Repeat, exactly and only, the lines from the beginning of the data through the line with "const H = 434;". Pictures are left out.
####
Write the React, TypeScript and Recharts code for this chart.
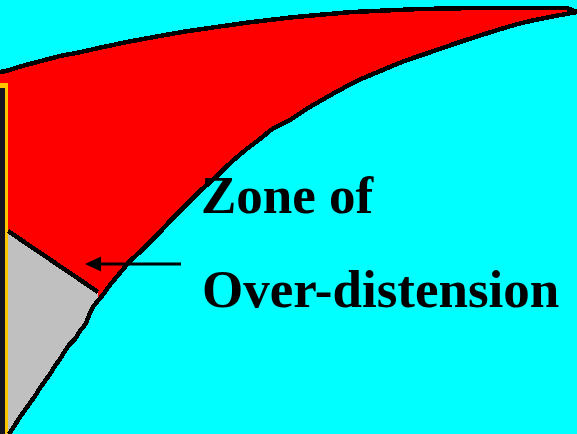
import React from 'react';
import {
  ComposedChart,
  Area,
  Line,
  XAxis,
  YAxis,
  ReferenceArea,
  ReferenceLine,
  ReferenceDot,
} from 'recharts';

const W = 577;
const H = 434;

// Upper (inflation) curve: pressure -> volume
const topPressure = [0, 6, 22, 41, 60, 81, 103, 127, 154, 182, 216, 252, 295, 352, 420, 476, 567, 577];
const topVolume = [362, 363, 368, 373, 378, 382, 387, 392, 397, 402, 407, 412, 417, 422, 425, 426, 426, 422];

// Lower (compliance) curve: pressure -> volume
const lowerPressure = [
  9, 15, 20, 25, 30, 35, 40, 45, 50, 55, 60, 65, 70, 75, 80, 86, 90, 93, 97, 102, 110, 120, 130, 140,
  150, 160, 170, 180, 190, 200, 216, 226, 236, 248, 260, 271, 290, 305, 322, 338, 357, 378, 402, 431,
  460, 488, 522, 550, 577,
];
const lowerVolume = [
  0, 9, 17, 24, 31, 38, 46, 53, 60, 68, 75, 83, 90, 95, 103, 111, 121, 127, 132, 138, 149, 161, 173, 182,
  192, 202, 213, 223, 233, 243, 257, 267, 276, 286, 295, 304, 314, 324, 334, 343, 353, 362, 372, 382,
  392, 401, 411, 417, 422,
];

// Diagonal boundary of the grey zone
const diagPressure = [8, 98];
const diagVolume = [203, 142];

// Arrow annotation (pressure, volume)
const arrowTail = { x: 181, y: 170 };
const arrowTip = { x: 85, y: 170 };

// Dark frame at left edge
const frameRight = 5;
const frameBorderRight = 8;
const frameTop = 346;
const frameBorderTop = 351;

const labelLines = ['Zone of', 'Over-distension'];

type Row = { p: number; top?: number | null; lower?: number | null; diag?: number | null };

const buildData = (): Row[] => {
  const map = new Map<number, Row>();
  const get = (p: number) => {
    if (!map.has(p)) map.set(p, { p, top: null, lower: null, diag: null });
    return map.get(p)!;
  };
  topPressure.forEach((p, i) => (get(p).top = topVolume[i]));
  lowerPressure.forEach((p, i) => (get(p).lower = lowerVolume[i]));
  diagPressure.forEach((p, i) => (get(p).diag = diagVolume[i]));
  return Array.from(map.values()).sort((a, b) => a.p - b.p);
};

const data = buildData();

const ArrowHead = (props: any) => {
  const { cx, cy } = props;
  if (cx == null || cy == null) return null;
  return <polygon points={`${cx},${cy} ${cx + 16},${cy - 7.5} ${cx + 16},${cy + 7.5}`} fill="#000" />;
};

export default function App() {
  return (
    <div
      style={{
        position: 'absolute',
        left: 0,
        top: 0,
        width: W,
        height: H,
        background: '#00FFFF',
        overflow: 'hidden',
      }}
    >
      <ComposedChart width={W} height={H} data={data} margin={{ top: 0, right: 0, bottom: 0, left: 0 }}>
        <XAxis dataKey="p" type="number" domain={[0, W]} hide allowDataOverflow />
        <YAxis type="number" domain={[0, H]} hide allowDataOverflow />
        <Area
          dataKey="top"
          type="linear"
          fill="#FF0000"
          fillOpacity={1}
          stroke="none"
          connectNulls
          isAnimationActive={false}
          dot={false}
          activeDot={false}
        />
        <Area
          dataKey="diag"
          type="linear"
          fill="#C0C0C0"
          fillOpacity={1}
          stroke="none"
          connectNulls
          isAnimationActive={false}
          dot={false}
          activeDot={false}
        />
        <Area
          dataKey="lower"
          type="monotone"
          fill="#00FFFF"
          fillOpacity={1}
          stroke="none"
          connectNulls
          isAnimationActive={false}
          dot={false}
          activeDot={false}
        />
        <Line
          dataKey="top"
          type="linear"
          stroke="#000"
          strokeWidth={4.5}
          connectNulls
          dot={false}
          activeDot={false}
          isAnimationActive={false}
          shapeRendering="crispEdges"
        />
        <Line
          dataKey="lower"
          type="monotone"
          stroke="#000"
          strokeWidth={4.5}
          connectNulls
          dot={false}
          activeDot={false}
          isAnimationActive={false}
          shapeRendering="crispEdges"
        />
        <Line
          dataKey="diag"
          type="linear"
          stroke="#000"
          strokeWidth={4.5}
          connectNulls
          dot={false}
          activeDot={false}
          isAnimationActive={false}
          shapeRendering="crispEdges"
        />
        <ReferenceArea x1={0} x2={frameBorderRight} y1={0} y2={frameBorderTop} fill="#FFC400" fillOpacity={1} stroke="none" />
        <ReferenceArea x1={0} x2={frameRight} y1={0} y2={frameTop} fill="#141420" fillOpacity={1} stroke="none" />
        <ReferenceLine
          segment={[
            { x: arrowTip.x + 14, y: arrowTail.y },
            { x: arrowTail.x, y: arrowTail.y },
          ]}
          stroke="#000"
          strokeWidth={3}
        />
        <ReferenceDot x={arrowTip.x} y={arrowTip.y} r={0} shape={ArrowHead} />
      </ComposedChart>
      <svg
        width={W}
        height={H}
        style={{ position: 'absolute', left: 0, top: 0, pointerEvents: 'none' }}
      >
        <text
          x={201}
          y={213}
          fontFamily="'Liberation Serif', 'Times New Roman', serif"
          fontWeight="bold"
          fontSize={53}
          fill="#000"
        >
          {labelLines[0]}
        </text>
        <text
          x={202}
          y={307}
          fontFamily="'Liberation Serif', 'Times New Roman', serif"
          fontWeight="bold"
          fontSize={53}
          fill="#000"
        >
          {labelLines[1]}
        </text>
      </svg>
    </div>
  );
}
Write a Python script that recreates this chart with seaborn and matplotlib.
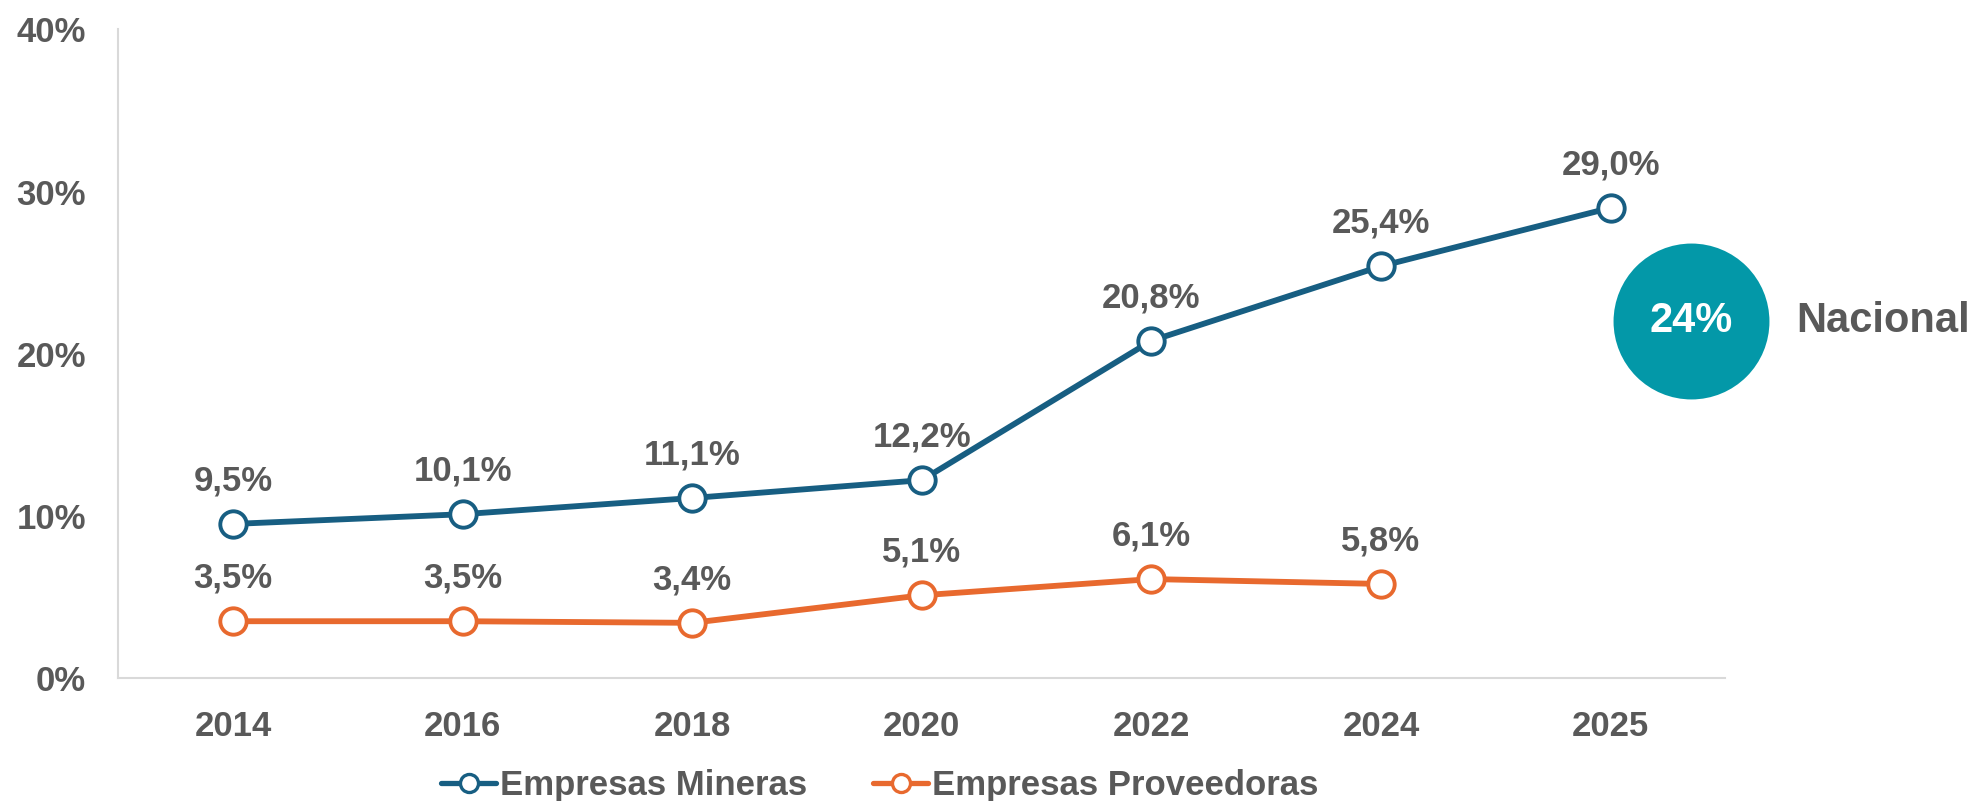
import matplotlib
matplotlib.use("Agg")
import matplotlib.pyplot as plt
from matplotlib.lines import Line2D
import seaborn as sns
import pandas as pd

years = ["2014", "2016", "2018", "2020", "2022", "2024", "2025"]
mineras = [9.5, 10.1, 11.1, 12.2, 20.8, 25.4, 29.0]
proveedoras = [3.5, 3.5, 3.4, 5.1, 6.1, 5.8]
series_names = ["Empresas Mineras", "Empresas Proveedoras"]
y_ticks = [0, 10, 20, 30, 40]
nacional_value = 24
nacional_label = "Nacional"

col_min = "#175E82"
col_prov = "#E8692E"
col_text = "#595959"
col_circle = "#0398A8"

sns.set_style("white")
plt.rcParams["font.family"] = ["Liberation Sans", "DejaVu Sans"]
plt.rcParams["font.weight"] = "bold"

df = pd.concat([
    pd.DataFrame({"Año": years, "Valor": mineras, "Serie": series_names[0]}),
    pd.DataFrame({"Año": years[:len(proveedoras)], "Valor": proveedoras, "Serie": series_names[1]}),
], ignore_index=True)

fig = plt.figure(figsize=(19.81, 8.01), dpi=100)
ax = fig.add_axes([0.0596, 0.1536, 0.8114, 0.8096])

palette = {series_names[0]: col_min, series_names[1]: col_prov}
sns.lineplot(data=df, x="Año", y="Valor", hue="Serie", palette=palette,
             marker="o", markersize=19, linewidth=4.2, sort=False,
             legend=False, ax=ax)
for ln in ax.lines:
    c = ln.get_color()
    ln.set_markeredgecolor(c)
    ln.set_markerfacecolor("white")
    ln.set_markeredgewidth(2.8)
    ln.set_zorder(3)

# data labels
for i, v in enumerate(mineras):
    ax.annotate(f"{v:.1f}".replace(".", ",") + "%", (i, v), xytext=(0, 31),
                textcoords="offset points", ha="center", va="center",
                fontsize=25, fontweight="bold", color=col_text, zorder=5)
for i, v in enumerate(proveedoras):
    ax.annotate(f"{v:.1f}".replace(".", ",") + "%", (i, v), xytext=(0, 31),
                textcoords="offset points", ha="center", va="center",
                fontsize=25, fontweight="bold", color=col_text, zorder=5)

ax.set_xlim(-0.5, 6.5)
ax.set_ylim(0, 40)
ax.set_yticks(y_ticks)
ax.set_yticklabels([f"{t}%" for t in y_ticks])
ax.set_xlabel("")
ax.set_ylabel("")
ax.tick_params(axis="both", length=0, labelsize=25, labelcolor=col_text)
ax.tick_params(axis="x", pad=23)
ax.tick_params(axis="y", pad=23)
for lab in ax.get_xticklabels() + ax.get_yticklabels():
    lab.set_fontweight("bold")
for s in ["top", "right"]:
    ax.spines[s].set_visible(False)
for s in ["left", "bottom"]:
    ax.spines[s].set_color("#D9D9D9")
    ax.spines[s].set_linewidth(1.5)

# national circle
ax.scatter([6.35], [22.0], s=12600, color=col_circle, clip_on=False, zorder=4,
           linewidths=0)
ax.text(6.35, 22.0, f"{nacional_value}%", color="white", fontsize=30,
        fontweight="bold", ha="center", va="center", clip_on=False, zorder=6)
ax.text(6.81, 22.0, nacional_label, color=col_text, fontsize=30,
        fontweight="bold", ha="left", va="center", clip_on=False, zorder=6)

handles = [Line2D([], [], color=c, linewidth=3.8, marker="o", markersize=13,
                  markerfacecolor="white", markeredgecolor=c, markeredgewidth=2.4)
           for c in (col_min, col_prov)]
leg = fig.legend(handles, series_names, loc="center", bbox_to_anchor=(0.444, 0.019),
                 ncol=2, frameon=False, fontsize=25, handlelength=1.6,
                 handletextpad=0.1, columnspacing=1.9)
for t in leg.get_texts():
    t.set_color(col_text)
    t.set_fontweight("bold")

fig.savefig("out.png", dpi=100, facecolor="white")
####
▶ [Task answer]:
Write the React, TypeScript and Recharts code for this chart.
import React from 'react';
import {
  ComposedChart,
  Area,
  Line,
  XAxis,
  YAxis,
  ReferenceArea,
  ReferenceLine,
  ReferenceDot,
} from 'recharts';

const W = 577;
const H = 434;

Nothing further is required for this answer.